The two-penny red stamp project of Australia used a photograph of the king in uniform. The sole ornaments were the denomination in an oval in the bottom right corner and the red "POSTAGE" bar at the bottom. Printing of this stamp began in September 1936 at the Commonwealth Bank of Australia's printing branch. All operations were stopped after the abdication.

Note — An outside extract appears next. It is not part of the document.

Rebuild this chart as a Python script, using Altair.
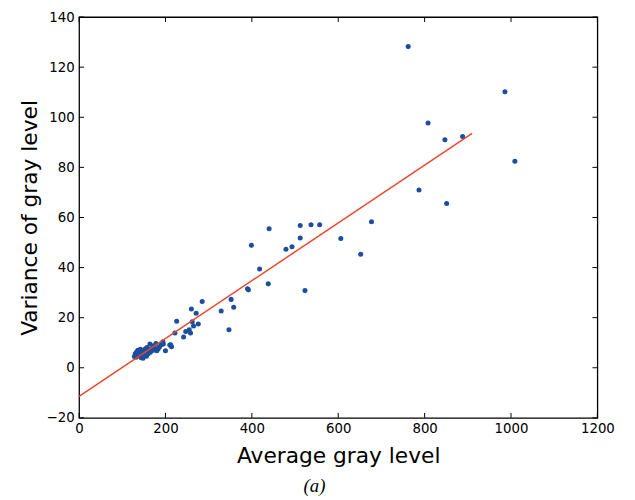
import altair as alt
import pandas as pd

# scatter values (average gray level, variance of gray level)
avg_gray = [
    762, 986, 1009, 808, 888, 847, 787, 851, 677, 557, 537, 512, 440, 606, 512, 493, 479,
    399, 652, 418, 523, 438, 390,
    392, 352, 358, 347, 329, 285, 260, 271, 262, 276, 265, 226, 222, 247, 255, 258, 242,
    194, 212, 214, 164, 195, 210, 180, 200,
    128, 130, 132, 133, 135, 136, 138, 140, 141, 142, 144, 145, 147, 148, 150, 151, 153,
    154, 156, 157, 159, 160, 162, 165, 167, 170, 172, 175, 178, 183, 186, 190,
]
var_gray = [
    128.2, 110.2, 82.4, 97.7, 92.3, 91.0, 71.0, 65.6, 58.3, 57.1, 57.1, 56.8, 55.5, 51.6,
    51.8, 48.3, 47.3, 48.9, 45.3, 39.4, 30.8, 33.5, 31.5,
    31.1, 27.3, 24.2, 15.2, 22.7, 26.5, 23.5, 21.8, 18.4, 17.5, 16.7, 18.6, 13.9, 14.5,
    15.2, 13.9, 12.3,
    10.4, 9.2, 8.4, 9.5, 9.5, 9.1, 6.8, 6.8,
    4.5, 5.6, 4.2, 6.3, 5.1, 7.0, 4.8, 6.1, 5.3, 7.4, 4.0, 6.6, 5.8, 3.8, 6.9, 5.0, 7.5,
    6.1, 4.6, 8.1, 6.5, 5.6, 7.1, 6.2, 7.6, 6.9, 8.8, 7.9, 9.7, 7.5, 8.3, 9.2,
]

# fitted line end points
fit_x = [0, 910]
fit_y = [-11.4, 93.6]

x_ticks = [0, 200, 400, 600, 800, 1000, 1200]
y_ticks = [-20, 0, 20, 40, 60, 80, 100, 120, 140]

W, H = 525, 406
FONT = "DejaVu Sans"

pts = pd.DataFrame({"x": avg_gray, "y": var_gray})
fit = pd.DataFrame({"x": fit_x, "y": fit_y})
xt = pd.DataFrame({"v": x_ticks})
yt = pd.DataFrame({"v": y_ticks})

xscale = alt.Scale(domain=[0, 1200], nice=False, zero=False)
yscale = alt.Scale(domain=[-20, 140], nice=False, zero=False)

xaxis = alt.Axis(values=x_ticks, format="d", ticks=False, domain=False, grid=False,
                 labelFont=FONT, labelFontSize=13.5, labelColor="black", labelPadding=4,
                 labelFlush=False, title="Average gray level", titleFont=FONT,
                 titleFontSize=22, titleFontWeight="normal", titleColor="black",
                 titlePadding=11)
yaxis = alt.Axis(values=y_ticks, format="d", ticks=False, domain=False, grid=False,
                 labelFont=FONT, labelFontSize=13.5, labelColor="black", labelPadding=5,
                 labelFlush=False, title="Variance of gray level", titleFont=FONT,
                 titleFontSize=22, titleFontWeight="normal", titleColor="black",
                 titlePadding=5)

points = alt.Chart(pts).mark_circle(size=26, color="#1b4f9e", opacity=1).encode(
    x=alt.X("x:Q", scale=xscale, axis=xaxis),
    y=alt.Y("y:Q", scale=yscale, axis=yaxis),
)

line = alt.Chart(fit).mark_line(color="#e8482c", strokeWidth=1.5).encode(
    x=alt.X("x:Q", scale=xscale), y=alt.Y("y:Q", scale=yscale)
)

tick_style = dict(color="black", strokeWidth=1)
bottom_ticks = alt.Chart(xt).mark_rule(**tick_style).encode(
    x=alt.X("v:Q", scale=xscale), y=alt.value(H), y2=alt.value(H - 5))
top_ticks = alt.Chart(xt).mark_rule(**tick_style).encode(
    x=alt.X("v:Q", scale=xscale), y=alt.value(0), y2=alt.value(5))
left_ticks = alt.Chart(yt).mark_rule(**tick_style).encode(
    y=alt.Y("v:Q", scale=yscale), x=alt.value(0), x2=alt.value(5))
right_ticks = alt.Chart(yt).mark_rule(**tick_style).encode(
    y=alt.Y("v:Q", scale=yscale), x=alt.value(W), x2=alt.value(W - 5))

chart = alt.layer(points, line, bottom_ticks, top_ticks, left_ticks, right_ticks).properties(
    width=W, height=H,
    title=alt.TitleParams("(a)", orient="bottom", font="Liberation Serif", fontStyle="italic",
                          fontWeight="normal", fontSize=19, color="black", offset=11,
                          dx=-24),
    autosize=alt.AutoSizeParams(type="none"),
    padding={"left": 72, "top": 6, "right": 30, "bottom": 80},
).configure(background="white").configure_view(stroke="black", strokeWidth=1.3)

chart.save("out.html", embed_options={"renderer": "svg", "actions": False})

Despite the destruction of the stock and all material needed for the printing, a signed corner block of six of the two-penny stamps is in the hand of a British collector. On 29 September 1936, William Vanneck, 5th Baron Huntingfield, Governor of Victoria, visited the plant and was invited to sign and date one of the finished sheets. In the name of the Commonwealth Bank, printer John Ash offered the sheet to the Governor in October, but had to claim it back on 16 December. The sheet was given back the next day, but the six-stamp corner block bearing the signature was missing. The Governor had already sent it to someone in England and could not retrieve it. The stamps still exist and sold for US$123,000 at auction in 2015.

====Canada====
In Canada, the official destruction of Edward VIII stamp dies and proofs took place on 25 and 27 January 1937; some essays were kept in the archives and the two plaster casts were saved by coin engraver Emmanuel Hahn and a postal officer.

===Other memorabilia===
There are stories of schools retrieving commemorative mugs and plates from pupils and replacing them with ones designed for the new king and queen, while many vendors put the redundant items up for sale anyway.